> _Task to carry out_: Exclude the pictures, then repeat the remaining data exactly.

· · · · · · ·

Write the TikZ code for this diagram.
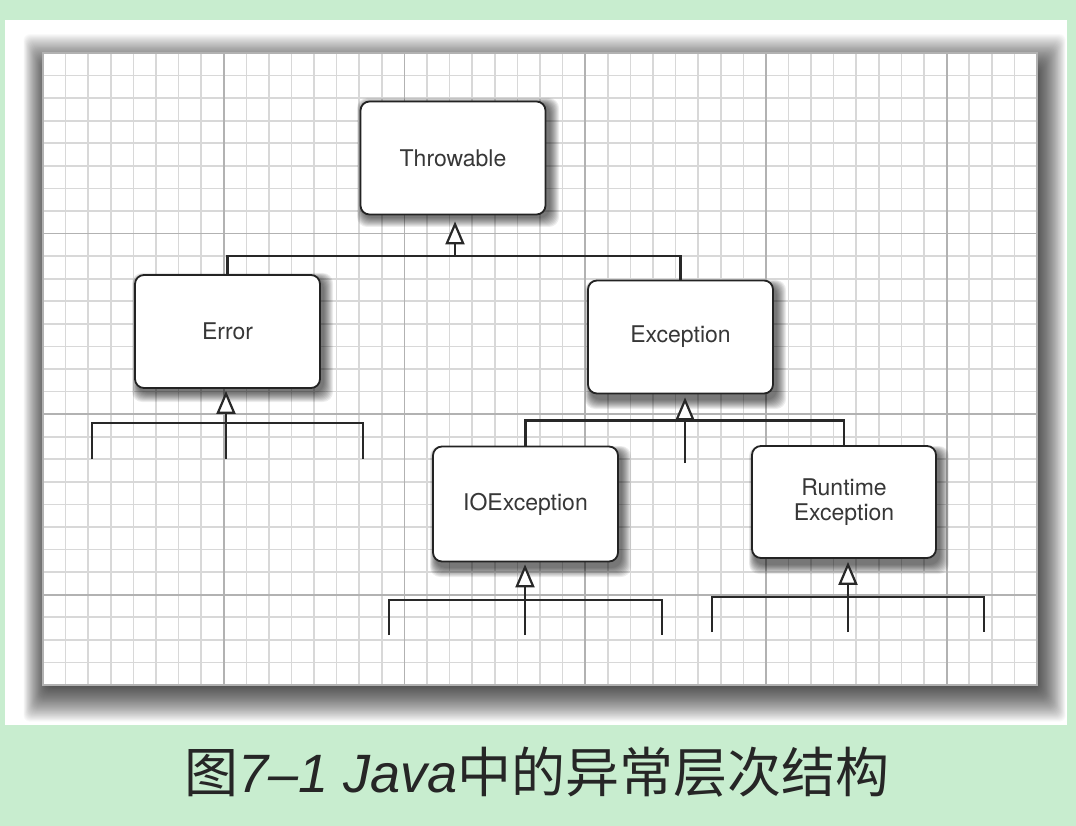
\documentclass[tikz,border=0pt]{standalone}
\usepackage{fontspec}
\setmainfont{TeX Gyre Heros}
\newfontfamily\cjk{Noto Sans CJK SC}
\newfontfamily\capl{Liberation Sans}
\usetikzlibrary{arrows.meta}
\definecolor{bggreen}{RGB}{200,237,207}
\definecolor{minorgrid}{RGB}{216,216,216}
\definecolor{majorgrid}{RGB}{178,178,178}
\definecolor{boxline}{RGB}{35,35,35}
\definecolor{txtgray}{RGB}{55,55,55}
\definecolor{linegray}{RGB}{40,40,40}
\newcommand\bshadow[4]{%
  \foreach \r in {1,...,10}{%
    \fill[black,opacity=0.07,rounded corners=10pt] (#1+3-\r*0.6,#2+4-\r*0.6) rectangle (#3+3+\r,#4+4+\r);}}
\tikzset{
  cls/.style={draw=boxline, line width=1.8pt, fill=white, rounded corners=9pt,
    minimum width=185pt, minimum height=113pt, inner sep=0pt,
    font=\fontsize{23}{25}\selectfont, text=txtgray, align=center},
  conn/.style={draw=linegray, line width=2.6pt},
  inh/.style={conn, -{Triangle[width=19pt,length=23pt,fill=white,line width=2.2pt]}},
  caption/.style={font=\fontsize{54}{60}\selectfont, text=black!85, inner sep=0pt}
}
\begin{document}
\begin{tikzpicture}[x=1pt,y=-1pt]
\useasboundingbox (0,0) rectangle (1076,826);
\fill[bggreen] (0,0) rectangle (1076,826);
\fill[white] (5,20) rectangle (1067,725);
% grid shadow (soft, offset down)
\foreach \r in {1,...,44}{%
  \fill[black,opacity=0.022,rounded corners=6pt] (50-\r*0.6,76-\r*0.95) rectangle (1034+\r*0.72,682+\r*0.9);}
% grid
\fill[white] (43,53) rectangle (1037,685);
\foreach \i in {1,...,43}{%
  \draw[minorgrid, line width=1.6pt] (43+\i*22.5909,53) -- (43+\i*22.5909,685);}
\foreach \j in {1,...,27}{%
  \draw[minorgrid, line width=1.6pt] (43,53+\j*22.5714) -- (1037,53+\j*22.5714);}
\foreach \i in {1,...,5}{%
  \draw[majorgrid, line width=1.8pt] (43+\i*180.727,53) -- (43+\i*180.727,685);}
\foreach \j in {1,...,3}{%
  \draw[majorgrid, line width=1.8pt] (43,53+\j*180.571) -- (1037,53+\j*180.571);}
\draw[majorgrid, line width=1.6pt] (43,53) rectangle (1037,685);
% box shadows
\bshadow{360}{100}{546}{213}
\bshadow{135}{275}{320}{388}
\bshadow{588}{282}{773}{395}
\bshadow{433}{448}{618}{563}
\bshadow{752}{448}{936}{560}
% classes
\node[cls] (thr) at (453,158) {Throwable};
\node[cls] (err) at (227.5,331.5) {Error};
\node[cls] (exc) at (680.5,337) {Exception};
\node[cls, minimum height=115pt] (ioe) at (525.5,504) {IOException};
\node[cls, minimum width=184pt, minimum height=112pt] (rte) at (844,502) {Runtime\\Exception};
% Throwable children
\draw[conn] (err.north) -- ++(0,-18) -| (exc.north);
\coordinate (tb) at (455,257);
\draw[inh, shorten >=6pt] (tb) -- (tb |- thr.south);
% Error fan
\coordinate (e1) at (92,459);
\coordinate (e2) at (363,459);
\coordinate (e3) at (226,459);
\draw[conn] (e1) -- ++(0,-36) -| (e2);
\draw[inh, shorten >=2pt] (e3) -- (e3 |- err.south);
% Exception children
\draw[conn] (ioe.north) -- ++(0,-25) -| (rte.north);
\coordinate (x3) at (685,463);
\draw[inh, shorten >=3pt] (x3) -- (x3 |- exc.south);
% IOException fan
\coordinate (i1) at (389,635);
\coordinate (i2) at (662,635);
\coordinate (i3) at (525,635);
\draw[conn] (i1) -- ++(0,-35) -| (i2);
\draw[inh, shorten >=2pt] (i3) -- (i3 |- ioe.south);
% RuntimeException fan
\coordinate (r1) at (712,632);
\coordinate (r2) at (984,632);
\coordinate (r3) at (848,632);
\draw[conn] (r1) -- ++(0,-35) -| (r2);
\draw[inh, shorten >=3pt] (r3) -- (r3 |- rte.south);
% caption
\node[caption] (cap) at (537,772) {\cjk 图\capl\itshape 7–1 Java\cjk\upshape 中的异常层次结构};
\end{tikzpicture}
\end{document}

· · · · · · ·

> _Output below_:
Write the TikZ code for this diagram.
\documentclass[tikz,border=0pt]{standalone}
\usepackage{fontspec}
\setmainfont{TeX Gyre Heros}
\newfontfamily\cjk{Noto Sans CJK SC}
\newfontfamily\capl{Liberation Sans}
\usetikzlibrary{arrows.meta}
\definecolor{bggreen}{RGB}{200,237,207}
\definecolor{minorgrid}{RGB}{216,216,216}
\definecolor{majorgrid}{RGB}{178,178,178}
\definecolor{boxline}{RGB}{35,35,35}
\definecolor{txtgray}{RGB}{55,55,55}
\definecolor{linegray}{RGB}{40,40,40}
\newcommand\bshadow[4]{%
  \foreach \r in {1,...,10}{%
    \fill[black,opacity=0.07,rounded corners=10pt] (#1+3-\r*0.6,#2+4-\r*0.6) rectangle (#3+3+\r,#4+4+\r);}}
\tikzset{
  cls/.style={draw=boxline, line width=1.8pt, fill=white, rounded corners=9pt,
    minimum width=185pt, minimum height=113pt, inner sep=0pt,
    font=\fontsize{23}{25}\selectfont, text=txtgray, align=center},
  conn/.style={draw=linegray, line width=2.6pt},
  inh/.style={conn, -{Triangle[width=19pt,length=23pt,fill=white,line width=2.2pt]}},
  caption/.style={font=\fontsize{54}{60}\selectfont, text=black!85, inner sep=0pt}
}
\begin{document}
\begin{tikzpicture}[x=1pt,y=-1pt]
\useasboundingbox (0,0) rectangle (1076,826);
\fill[bggreen] (0,0) rectangle (1076,826);
\fill[white] (5,20) rectangle (1067,725);
% grid shadow (soft, offset down)
\foreach \r in {1,...,44}{%
  \fill[black,opacity=0.022,rounded corners=6pt] (50-\r*0.6,76-\r*0.95) rectangle (1034+\r*0.72,682+\r*0.9);}
% grid
\fill[white] (43,53) rectangle (1037,685);
\foreach \i in {1,...,43}{%
  \draw[minorgrid, line width=1.6pt] (43+\i*22.5909,53) -- (43+\i*22.5909,685);}
\foreach \j in {1,...,27}{%
  \draw[minorgrid, line width=1.6pt] (43,53+\j*22.5714) -- (1037,53+\j*22.5714);}
\foreach \i in {1,...,5}{%
  \draw[majorgrid, line width=1.8pt] (43+\i*180.727,53) -- (43+\i*180.727,685);}
\foreach \j in {1,...,3}{%
  \draw[majorgrid, line width=1.8pt] (43,53+\j*180.571) -- (1037,53+\j*180.571);}
\draw[majorgrid, line width=1.6pt] (43,53) rectangle (1037,685);
% box shadows
\bshadow{360}{100}{546}{213}
\bshadow{135}{275}{320}{388}
\bshadow{588}{282}{773}{395}
\bshadow{433}{448}{618}{563}
\bshadow{752}{448}{936}{560}
% classes
\node[cls] (thr) at (453,158) {Throwable};
\node[cls] (err) at (227.5,331.5) {Error};
\node[cls] (exc) at (680.5,337) {Exception};
\node[cls, minimum height=115pt] (ioe) at (525.5,504) {IOException};
\node[cls, minimum width=184pt, minimum height=112pt] (rte) at (844,502) {Runtime\\Exception};
% Throwable children
\draw[conn] (err.north) -- ++(0,-18) -| (exc.north);
\coordinate (tb) at (455,257);
\draw[inh, shorten >=6pt] (tb) -- (tb |- thr.south);
% Error fan
\coordinate (e1) at (92,459);
\coordinate (e2) at (363,459);
\coordinate (e3) at (226,459);
\draw[conn] (e1) -- ++(0,-36) -| (e2);
\draw[inh, shorten >=2pt] (e3) -- (e3 |- err.south);
% Exception children
\draw[conn] (ioe.north) -- ++(0,-25) -| (rte.north);
\coordinate (x3) at (685,463);
\draw[inh, shorten >=3pt] (x3) -- (x3 |- exc.south);
% IOException fan
\coordinate (i1) at (389,635);
\coordinate (i2) at (662,635);
\coordinate (i3) at (525,635);
\draw[conn] (i1) -- ++(0,-35) -| (i2);
\draw[inh, shorten >=2pt] (i3) -- (i3 |- ioe.south);
% RuntimeException fan
\coordinate (r1) at (712,632);
\coordinate (r2) at (984,632);
\coordinate (r3) at (848,632);
\draw[conn] (r1) -- ++(0,-35) -| (r2);
\draw[inh, shorten >=3pt] (r3) -- (r3 |- rte.south);
% caption
\node[caption] (cap) at (537,772) {\cjk 图\capl\itshape 7–1 Java\cjk\upshape 中的异常层次结构};
\end{tikzpicture}
\end{document}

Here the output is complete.